Woodsman, I have termites in my shop from having so much wood in here. Them little suckers are stoooooooooopid. About 2000 of 'em flew into an upturned work light and cooked themsleves night before last. Took me 20 minutes to finally figure out what the smell was, and where it was comin from. 

But, I don't know what to do about them. They might be stupid but they are also relentless and many in number. Any ideas?


----------



## Barry Ward (Mar 22, 2008)

*log storage*

Yes,you need to get an exterminator in there and get rid of those buggers,because they will do a nasty job on any wood structures around you.I don,t know what type building your shop or house is made of ,but if its wood ya gotta git rid of em NOW.There are two types of termites,you have subterrainium and drywood termites.The 1st builds there nest underground and the drywood live in the wood and they require a different pestisides to get rid of them.Actually though the are quite tasty if your REAL hungry,lots of proteen :thumbsup: Get in there early while there still cookin :laughing::laughing:
PS if you have to have the house or shop tinted,make sure you leave the wood in where it will get treated,then make sure you wear a GOOD respirator when you turn it.
Ken


----------



## TexasTimbers (Oct 17, 2006)

I was hopin you were gonna tell me if I hung a baggie full of water in the doorway with a penny in it they would all get scared and fly off. :shifty:

I guess these are the drywood variety. Only wood in my steel shop is what's laying everywhere and whatever is in the kiln.


----------



## Barry Ward (Mar 22, 2008)

*Log storage*

Sorry :icon_sad: ,But your not so bad off as for that small amount you can control them little PITA's with spray can's.If you can lay your wood out on the floor,separate it,then spray it ,then cover it with a tarp before you leave the shop for the night if you can.Do you keep your wood off the floor?If it is a concrete floor it would help.

Ken


----------



## TexasTimbers (Oct 17, 2006)

it's a slab yes. but Ihave wood everywhere. it looks like a bomb went off in here and wood was the shrapnel of choice for the bomb-maker. There's no way I am going to be able to sort it all out anytime soon either. too many projects. it's 10:00 and i am still in here, will be until midnight too. lots to do. guess I will just have to let 'em eat what they want for now. I do need to spray the house though. it's only 50 feet away and alot of wood has left this shop and been installed in thaat house.
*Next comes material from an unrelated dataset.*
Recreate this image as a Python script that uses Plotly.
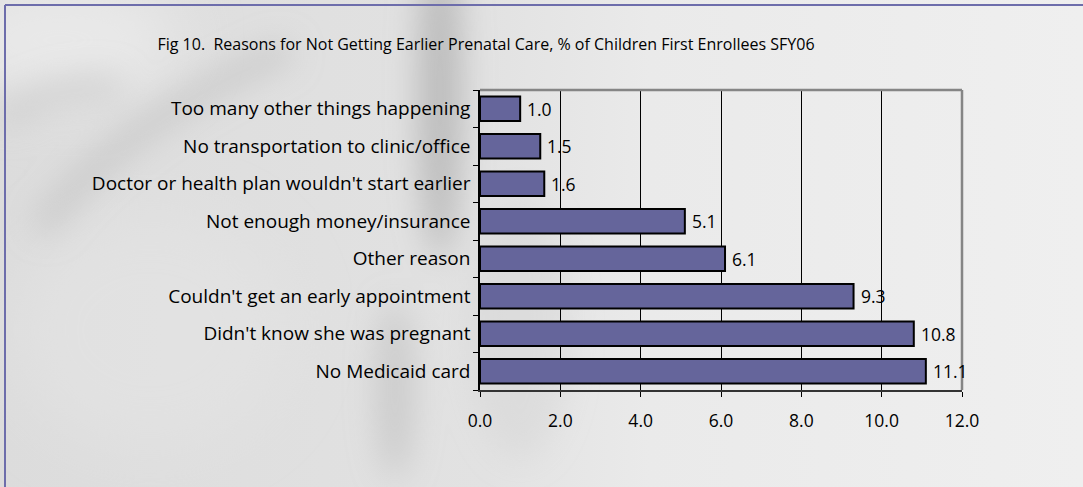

Haven't seen a termite over there but it stands to reason they have to be there.


----------



## john manestar (Aug 30, 2008)

I have a lot of Juniper on my property and was wondering how I should go about storing the logs too. I have not cut the trees down yet for fear of doing it wrong and ruining them. Any help or suggestions?


----------



## Barry Ward (Mar 22, 2008)

*storeing loggs*

John if the trees are on your property and are not in the way or in danger of falling on something,I would just leave them untill you are ready to turn them,then just cut them in about 6ft lengths,or what ever you can handle,then stack them off the ground and seal both ends with anchor seal,then as you cut off a section for turning,reseal that end.The longer you can keep them green,the better of you are,unless you want to make boards,then you want to cut them as soon as you can slice the boards ,then stack an sticker them and seal the ends and cover them with a tarp or something if you don't have a shed to keep it in.

Ken


----------